Werner Heisenberg attended school in Munich and the entered the University of Munich. There he, and his fellow student Pauli, studied theoretical physics under Sommerfeld. After completing his undergraduate course he continued study for his doctorate presenting his doctoral dissertation in 1923 on turbulence in fluid streams.
Heisenberg, as Pauli had done shortly before, went from Munich to the University of Göttingen where he studied there under Max Born. In 1924 he went to the Institute for Theoretical Physics in Copenhagen, Denmark, where he studied under Niels Bohr. A lecture series by Niels Bohr convinced him to work on quantum theory.
Heisenberg later wrote:-
I learned optimism from Sommerfeld, mathematics at Göttingen, and physics from Bohr.In 1927 Heisenberg was appointed to a chair at the University of Leipzig. He was to hold this post until, in 1941, he was made director of the Kaiser Wilhelm Institute for Physics in Berlin. Heisenberg did important work in nuclear and particle physics, but his most important work was in quantum mechanics.
Heisenberg invented matrix mechanics, the first version of quantum mechanics, in 1925. He did not invent these concepts as a matrix algebra, however, rather he focused attention on a set of quantised probability amplitudes. These amplitudes formed a non-commutative algebra. It was Max Born and Pascual Jordan in Göttingen who recognised this non-commutative algebra to be a matrix algebra.
Matrix mechanics was further developed in a three author paper by Heisenberg, Born and Jordan published in 1926. Heisenberg published The Physical Principles of Quantum Theory in 1928. In 1932 he was awarded the Nobel Prize in physics for this work.
Heisenberg is best known for the Uncertainty Principle which he discovered in 1927. It was in 1927 that Heisenberg attended the Solvay Conference in Brussels. He wrote in 1969:-
To those of us who participated in the development of atomic theory, the five years following the Solvay Conference in Brussels in 1927 looked so wonderful that we often spoke of them as the golden age of atomic physics. The great obstacles that had occupied all our efforts in the preceding years had been cleared out of the way; the gate to an entirely new field, the quantum mechanics of the atomic shells stood wide open, and fresh fruits seemed ready for the picking.In the 1930s Heisenberg and Pauli used a quantised realisation of space in their lattice calculations. Heisenberg hoped this mathematical property would lead to a fundamental property of nature with a 'fundamental length' as one of the constants of nature. In 1932 Heisenberg wrote a three part paper which describes the modern picture of the nucleus of an atom. He treated the structure of the various nuclear components discussing their binding energies and their stability. These papers opened the way for others to apply quantum theory to the atomic nucleus.

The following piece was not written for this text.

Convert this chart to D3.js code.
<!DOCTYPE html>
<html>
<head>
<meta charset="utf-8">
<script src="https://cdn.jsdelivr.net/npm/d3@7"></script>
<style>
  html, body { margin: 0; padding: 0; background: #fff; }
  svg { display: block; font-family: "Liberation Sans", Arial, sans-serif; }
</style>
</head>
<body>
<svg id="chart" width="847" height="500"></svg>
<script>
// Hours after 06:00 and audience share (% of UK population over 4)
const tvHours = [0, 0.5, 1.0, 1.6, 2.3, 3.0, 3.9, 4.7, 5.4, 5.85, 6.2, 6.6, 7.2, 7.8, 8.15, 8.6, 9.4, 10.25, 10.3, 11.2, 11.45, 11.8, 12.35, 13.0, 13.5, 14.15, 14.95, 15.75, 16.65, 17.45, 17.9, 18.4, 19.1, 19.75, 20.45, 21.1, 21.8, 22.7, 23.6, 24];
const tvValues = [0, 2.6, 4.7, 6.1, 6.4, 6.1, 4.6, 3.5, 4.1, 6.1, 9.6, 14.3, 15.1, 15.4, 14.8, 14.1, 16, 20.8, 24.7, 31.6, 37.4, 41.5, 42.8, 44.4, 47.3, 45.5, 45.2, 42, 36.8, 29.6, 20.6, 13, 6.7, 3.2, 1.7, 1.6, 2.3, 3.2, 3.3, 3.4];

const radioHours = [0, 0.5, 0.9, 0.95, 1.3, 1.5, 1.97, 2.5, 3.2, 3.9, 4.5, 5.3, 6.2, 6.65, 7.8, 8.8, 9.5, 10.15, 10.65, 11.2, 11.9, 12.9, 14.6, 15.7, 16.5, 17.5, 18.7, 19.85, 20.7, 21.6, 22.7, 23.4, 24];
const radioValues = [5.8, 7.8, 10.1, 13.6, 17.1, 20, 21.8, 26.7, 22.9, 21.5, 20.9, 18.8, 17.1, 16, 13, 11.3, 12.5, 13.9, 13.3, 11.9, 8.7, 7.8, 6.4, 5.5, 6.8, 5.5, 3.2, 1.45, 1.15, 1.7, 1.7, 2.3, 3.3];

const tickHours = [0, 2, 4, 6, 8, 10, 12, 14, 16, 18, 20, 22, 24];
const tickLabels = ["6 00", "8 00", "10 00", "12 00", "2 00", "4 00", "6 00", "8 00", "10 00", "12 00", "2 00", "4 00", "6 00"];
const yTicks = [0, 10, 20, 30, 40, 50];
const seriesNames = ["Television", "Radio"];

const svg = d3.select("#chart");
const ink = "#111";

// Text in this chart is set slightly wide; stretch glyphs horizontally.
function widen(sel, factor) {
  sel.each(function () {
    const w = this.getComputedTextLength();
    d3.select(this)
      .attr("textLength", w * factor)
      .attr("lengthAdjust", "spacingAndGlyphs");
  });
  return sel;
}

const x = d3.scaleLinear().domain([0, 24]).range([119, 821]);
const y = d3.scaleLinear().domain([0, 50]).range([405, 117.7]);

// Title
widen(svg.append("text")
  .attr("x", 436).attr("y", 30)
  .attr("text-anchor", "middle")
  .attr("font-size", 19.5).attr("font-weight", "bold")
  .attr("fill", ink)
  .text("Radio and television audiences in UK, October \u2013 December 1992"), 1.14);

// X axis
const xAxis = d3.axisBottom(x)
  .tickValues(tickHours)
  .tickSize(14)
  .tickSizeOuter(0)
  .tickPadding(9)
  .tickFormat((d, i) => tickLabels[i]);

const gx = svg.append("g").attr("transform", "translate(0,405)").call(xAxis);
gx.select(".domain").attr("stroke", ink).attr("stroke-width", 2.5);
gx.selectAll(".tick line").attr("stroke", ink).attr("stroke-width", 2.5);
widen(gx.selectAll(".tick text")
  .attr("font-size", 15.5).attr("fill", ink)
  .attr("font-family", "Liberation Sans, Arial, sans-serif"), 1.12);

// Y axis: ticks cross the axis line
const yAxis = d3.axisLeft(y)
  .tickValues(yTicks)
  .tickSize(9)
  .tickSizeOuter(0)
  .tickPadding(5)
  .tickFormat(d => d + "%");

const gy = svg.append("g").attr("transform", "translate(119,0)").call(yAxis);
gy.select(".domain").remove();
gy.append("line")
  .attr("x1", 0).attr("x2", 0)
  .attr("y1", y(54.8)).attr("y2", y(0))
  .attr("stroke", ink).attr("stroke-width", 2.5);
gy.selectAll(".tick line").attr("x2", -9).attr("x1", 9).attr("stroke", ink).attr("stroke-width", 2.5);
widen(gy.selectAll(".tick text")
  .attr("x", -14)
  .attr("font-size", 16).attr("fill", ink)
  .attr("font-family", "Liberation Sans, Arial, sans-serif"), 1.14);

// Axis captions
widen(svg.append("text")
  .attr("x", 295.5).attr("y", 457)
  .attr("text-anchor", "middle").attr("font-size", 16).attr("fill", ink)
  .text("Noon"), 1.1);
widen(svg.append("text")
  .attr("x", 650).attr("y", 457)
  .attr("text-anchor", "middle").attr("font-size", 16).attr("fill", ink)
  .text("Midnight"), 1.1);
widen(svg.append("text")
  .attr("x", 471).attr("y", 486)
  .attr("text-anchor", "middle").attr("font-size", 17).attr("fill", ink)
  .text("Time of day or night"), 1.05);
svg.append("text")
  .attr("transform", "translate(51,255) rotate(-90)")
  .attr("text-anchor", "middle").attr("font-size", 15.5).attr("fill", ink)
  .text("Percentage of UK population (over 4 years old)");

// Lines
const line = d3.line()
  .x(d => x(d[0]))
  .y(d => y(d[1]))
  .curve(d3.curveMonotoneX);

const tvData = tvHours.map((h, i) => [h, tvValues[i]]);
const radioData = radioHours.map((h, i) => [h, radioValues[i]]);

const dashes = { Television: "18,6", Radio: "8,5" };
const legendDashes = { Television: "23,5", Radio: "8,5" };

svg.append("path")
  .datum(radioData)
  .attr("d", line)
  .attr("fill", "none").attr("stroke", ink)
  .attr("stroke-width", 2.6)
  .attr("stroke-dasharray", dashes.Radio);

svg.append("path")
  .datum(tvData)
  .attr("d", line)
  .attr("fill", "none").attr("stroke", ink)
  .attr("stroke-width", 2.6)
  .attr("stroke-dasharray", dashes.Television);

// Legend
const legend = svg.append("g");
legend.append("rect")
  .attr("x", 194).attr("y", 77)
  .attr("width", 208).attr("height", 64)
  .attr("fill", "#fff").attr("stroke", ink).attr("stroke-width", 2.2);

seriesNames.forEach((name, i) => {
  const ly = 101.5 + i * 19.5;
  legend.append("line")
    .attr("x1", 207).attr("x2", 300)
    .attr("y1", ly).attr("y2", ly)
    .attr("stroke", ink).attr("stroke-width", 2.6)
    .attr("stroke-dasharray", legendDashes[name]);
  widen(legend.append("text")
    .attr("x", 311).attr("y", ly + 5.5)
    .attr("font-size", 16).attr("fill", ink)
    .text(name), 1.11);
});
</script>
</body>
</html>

During the Second World War he headed the unsuccessful German nuclear weapons project. He worked with Otto Hahn, one of the discoverers of nuclear fission, on the development of a nuclear reactor but failed to develop an effective program for nuclear weapons. Whether this was because of lack of resources or because of his secret resistance to the Nazi regime, it is unclear.
After the war he was interned in Britain with other leading German scientists. However he returned to Germany in 1946 when he was appointed director of the Max Planck Institute for Physics and Astrophysics at Göttingen. In 1958 the Institute moved to Munich and Heisenberg continued as its director.
He was also interested in the philosophy of physics and wrote Physics and Philosophy (1962) and Physics and Beyond (1971).